▶ Prompt
Type out the complete listing below word for word, without its pictures.

▶ Source material
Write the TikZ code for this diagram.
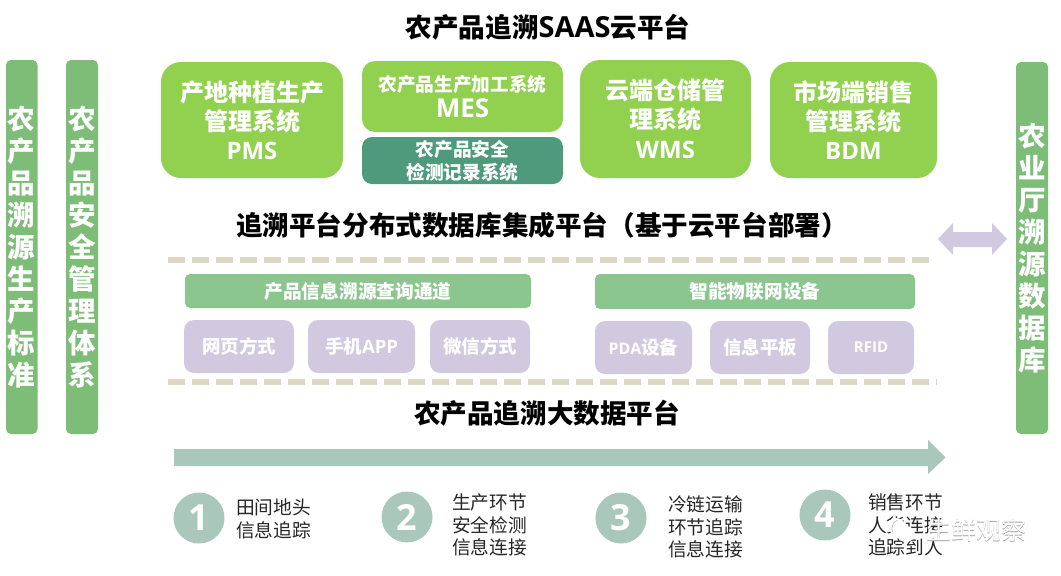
\documentclass[tikz,border=0pt]{standalone}
\usepackage{fontspec}
\setmainfont{Noto Sans CJK SC}
\newfontfamily\lat{Open Sans}
\definecolor{barG}{HTML}{7DBD78}
\definecolor{limeG}{HTML}{92D050}
\definecolor{tealG}{HTML}{4F9A7C}
\definecolor{headG}{HTML}{8BC68F}
\definecolor{lilac}{HTML}{D0C9E0}
\definecolor{sand}{HTML}{DDD8C4}
\definecolor{sage}{HTML}{A9C7BA}
\newcommand\fs[2]{\fontsize{#1}{#2}\selectfont}
\newcommand\bx[7]{\pgfmathsetmacro\cx{(#3+#5)/2}\pgfmathsetmacro\cy{(#4+#6)/2}\pgfmathsetmacro\ww{#5-#3}\pgfmathsetmacro\hh{#6-#4}\node[#2,minimum width=\ww pt,minimum height=\hh pt] (#1) at (\cx,\cy) {#7};}
\tikzset{
  x=1pt,y=-1pt,
  boxbase/.style={inner sep=0pt,text=white,font=\bfseries,align=center},
  sidebar/.style={boxbase,fill=barG,rounded corners=5pt,font=\bfseries\fs{27.5}{32}},
  bigsys/.style={boxbase,fill=limeG,rounded corners=20pt,font=\bfseries\fs{24}{29}},
  midsys/.style={boxbase,fill=limeG,rounded corners=13pt,font=\bfseries\fs{18.7}{25}},
  safesys/.style={boxbase,fill=tealG,rounded corners=10pt,font=\bfseries\fs{18.7}{23}},
  header/.style={boxbase,fill=headG,rounded corners=5pt,font=\bfseries\fs{18.7}{22}},
  leaf/.style={boxbase,fill=lilac,rounded corners=10pt,font=\bfseries\fs{18.5}{22}},
  title/.style={inner sep=0pt,text=black,font=\bfseries\fs{26.6}{30}},
  divider/.style={draw=sand,line width=6pt,dash pattern=on 17pt off 7pt},
  numdot/.style={circle,fill=sage,inner sep=0pt,minimum size=51pt,text=white,font=\lat\bfseries\fs{36}{38}},
  steptext/.style={inner sep=0pt,align=left,text=black!85,font=\fs{18.7}{22.5},anchor=west},
}
\begin{document}
\begin{tikzpicture}
\useasboundingbox (0,0) rectangle (1061,576);
\fill[white] (0,0) rectangle (1061,576);
% side bars
\bx{barA}{sidebar}{6}{60}{37.5}{434}{农\\产\\品\\溯\\源\\生\\产\\标\\准}
\bx{barB}{sidebar}{66}{60}{98}{434}{农\\产\\品\\安\\全\\管\\理\\体\\系}
\bx{barC}{sidebar}{1016}{62}{1048}{434}{农\\业\\厅\\溯\\源\\数\\据\\库}
% titles
\node[title] (t1) at (548,27) {农产品追溯{\lat\fs{29}{30}SAAS}云平台};
\node[title] (t2) at (542,225) {追溯平台分布式数据库集成平台（基于云平台部署）};
\node[title] (t3) at (547,413) {农产品追溯大数据平台};
% systems
\bx{pms}{bigsys}{161}{62}{343}{178}{产地种植生产\\管理系统\\{\lat PMS}}
\bx{mes}{midsys}{362}{61}{563}{132}{农产品生产加工系统\\[1pt]{\lat\fs{26}{25}MES}}
\bx{safe}{safesys}{362}{137}{563}{184}{农产品安全\\检测记录系统}
\bx{wms}{bigsys}{580}{60}{751}{178}{云端仓储管\\理系统\\[1pt]{\lat WMS}}
\bx{bdm}{bigsys}{770}{62}{937}{178}{市场端销售\\管理系统\\{\lat BDM}}
% dividers
\coordinate (d1a) at (168,260); \coordinate (d1b) at (931,260);
\coordinate (d2a) at (168,382); \coordinate (d2b) at (937,382);
\draw[divider] (d1a) -- (d1b);
\draw[divider] (d2a) -- (d2b);
% channels
\bx{h1}{header}{185}{274}{531}{308}{产品信息溯源查询通道}
\bx{h2}{header}{595}{274}{915}{309}{智能物联网设备}
\bx{l1}{leaf}{184}{320}{294}{373}{网页方式}
\bx{l2}{leaf}{308}{320}{415}{373}{手机{\lat APP}}
\bx{l3}{leaf}{430}{320}{530}{373}{微信方式}
\bx{r1}{leaf}{595}{321}{692}{374}{{\lat\fs{16}{22}PDA}设备}
\bx{r2}{leaf}{710}{321}{810}{374}{信息平板}
\bx{r3}{leaf}{828}{321}{914}{374}{{\lat\fs{15}{22}RFID}}
% arrows
\fill[lilac] (938,239) -- (953,223) -- (953,232) -- (992,232) -- (992,223) -- (1007,239) -- (992,255) -- (992,247) -- (953,247) -- (953,255) -- cycle;
\fill[sage] (174,449) -- (928,449) -- (928,440) -- (945.5,457.5) -- (928,474) -- (928,466) -- (174,466) -- cycle;
% steps
\node[numdot] (n1) at (199,518) {1};
\node[numdot] (n2) at (407,517) {2};
\node[numdot] (n3) at (621,518) {3};
\node[numdot] (n4) at (825,515) {4};
\node[steptext] (s1) at (236,519) {田间地头\\信息追踪};
\node[steptext] (s2) at (452,525) {生产环节\\安全检测\\信息连接};
\node[steptext] (s3) at (668,527) {冷链运输\\环节追踪\\信息连接};
\node[steptext] (s4) at (868,525) {销售环节\\人货连接\\追踪到人};
% watermark
\fill[white] (896,526) ellipse (9 and 8);
\fill[white] (906,534) ellipse (9 and 8);
\draw[black!30,line width=.5pt] (893,533) arc (150:250:9);
\node[inner sep=0pt,text=black!35,font=\fs{25}{28}] (wm0) at (976.6,530.6) {生鲜观察};
\node[inner sep=0pt,text=white,font=\fs{25}{28}] (wm) at (976,530) {生鲜观察};
\end{tikzpicture}
\end{document}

▶ Exercise solution
Write the TikZ code for this diagram.
\documentclass[tikz,border=0pt]{standalone}
\usepackage{fontspec}
\setmainfont{Noto Sans CJK SC}
\newfontfamily\lat{Open Sans}
\definecolor{barG}{HTML}{7DBD78}
\definecolor{limeG}{HTML}{92D050}
\definecolor{tealG}{HTML}{4F9A7C}
\definecolor{headG}{HTML}{8BC68F}
\definecolor{lilac}{HTML}{D0C9E0}
\definecolor{sand}{HTML}{DDD8C4}
\definecolor{sage}{HTML}{A9C7BA}
\newcommand\fs[2]{\fontsize{#1}{#2}\selectfont}
\newcommand\bx[7]{\pgfmathsetmacro\cx{(#3+#5)/2}\pgfmathsetmacro\cy{(#4+#6)/2}\pgfmathsetmacro\ww{#5-#3}\pgfmathsetmacro\hh{#6-#4}\node[#2,minimum width=\ww pt,minimum height=\hh pt] (#1) at (\cx,\cy) {#7};}
\tikzset{
  x=1pt,y=-1pt,
  boxbase/.style={inner sep=0pt,text=white,font=\bfseries,align=center},
  sidebar/.style={boxbase,fill=barG,rounded corners=5pt,font=\bfseries\fs{27.5}{32}},
  bigsys/.style={boxbase,fill=limeG,rounded corners=20pt,font=\bfseries\fs{24}{29}},
  midsys/.style={boxbase,fill=limeG,rounded corners=13pt,font=\bfseries\fs{18.7}{25}},
  safesys/.style={boxbase,fill=tealG,rounded corners=10pt,font=\bfseries\fs{18.7}{23}},
  header/.style={boxbase,fill=headG,rounded corners=5pt,font=\bfseries\fs{18.7}{22}},
  leaf/.style={boxbase,fill=lilac,rounded corners=10pt,font=\bfseries\fs{18.5}{22}},
  title/.style={inner sep=0pt,text=black,font=\bfseries\fs{26.6}{30}},
  divider/.style={draw=sand,line width=6pt,dash pattern=on 17pt off 7pt},
  numdot/.style={circle,fill=sage,inner sep=0pt,minimum size=51pt,text=white,font=\lat\bfseries\fs{36}{38}},
  steptext/.style={inner sep=0pt,align=left,text=black!85,font=\fs{18.7}{22.5},anchor=west},
}
\begin{document}
\begin{tikzpicture}
\useasboundingbox (0,0) rectangle (1061,576);
\fill[white] (0,0) rectangle (1061,576);
% side bars
\bx{barA}{sidebar}{6}{60}{37.5}{434}{农\\产\\品\\溯\\源\\生\\产\\标\\准}
\bx{barB}{sidebar}{66}{60}{98}{434}{农\\产\\品\\安\\全\\管\\理\\体\\系}
\bx{barC}{sidebar}{1016}{62}{1048}{434}{农\\业\\厅\\溯\\源\\数\\据\\库}
% titles
\node[title] (t1) at (548,27) {农产品追溯{\lat\fs{29}{30}SAAS}云平台};
\node[title] (t2) at (542,225) {追溯平台分布式数据库集成平台（基于云平台部署）};
\node[title] (t3) at (547,413) {农产品追溯大数据平台};
% systems
\bx{pms}{bigsys}{161}{62}{343}{178}{产地种植生产\\管理系统\\{\lat PMS}}
\bx{mes}{midsys}{362}{61}{563}{132}{农产品生产加工系统\\[1pt]{\lat\fs{26}{25}MES}}
\bx{safe}{safesys}{362}{137}{563}{184}{农产品安全\\检测记录系统}
\bx{wms}{bigsys}{580}{60}{751}{178}{云端仓储管\\理系统\\[1pt]{\lat WMS}}
\bx{bdm}{bigsys}{770}{62}{937}{178}{市场端销售\\管理系统\\{\lat BDM}}
% dividers
\coordinate (d1a) at (168,260); \coordinate (d1b) at (931,260);
\coordinate (d2a) at (168,382); \coordinate (d2b) at (937,382);
\draw[divider] (d1a) -- (d1b);
\draw[divider] (d2a) -- (d2b);
% channels
\bx{h1}{header}{185}{274}{531}{308}{产品信息溯源查询通道}
\bx{h2}{header}{595}{274}{915}{309}{智能物联网设备}
\bx{l1}{leaf}{184}{320}{294}{373}{网页方式}
\bx{l2}{leaf}{308}{320}{415}{373}{手机{\lat APP}}
\bx{l3}{leaf}{430}{320}{530}{373}{微信方式}
\bx{r1}{leaf}{595}{321}{692}{374}{{\lat\fs{16}{22}PDA}设备}
\bx{r2}{leaf}{710}{321}{810}{374}{信息平板}
\bx{r3}{leaf}{828}{321}{914}{374}{{\lat\fs{15}{22}RFID}}
% arrows
\fill[lilac] (938,239) -- (953,223) -- (953,232) -- (992,232) -- (992,223) -- (1007,239) -- (992,255) -- (992,247) -- (953,247) -- (953,255) -- cycle;
\fill[sage] (174,449) -- (928,449) -- (928,440) -- (945.5,457.5) -- (928,474) -- (928,466) -- (174,466) -- cycle;
% steps
\node[numdot] (n1) at (199,518) {1};
\node[numdot] (n2) at (407,517) {2};
\node[numdot] (n3) at (621,518) {3};
\node[numdot] (n4) at (825,515) {4};
\node[steptext] (s1) at (236,519) {田间地头\\信息追踪};
\node[steptext] (s2) at (452,525) {生产环节\\安全检测\\信息连接};
\node[steptext] (s3) at (668,527) {冷链运输\\环节追踪\\信息连接};
\node[steptext] (s4) at (868,525) {销售环节\\人货连接\\追踪到人};
% watermark
\fill[white] (896,526) ellipse (9 and 8);
\fill[white] (906,534) ellipse (9 and 8);
\draw[black!30,line width=.5pt] (893,533) arc (150:250:9);
\node[inner sep=0pt,text=black!35,font=\fs{25}{28}] (wm0) at (976.6,530.6) {生鲜观察};
\node[inner sep=0pt,text=white,font=\fs{25}{28}] (wm) at (976,530) {生鲜观察};
\end{tikzpicture}
\end{document}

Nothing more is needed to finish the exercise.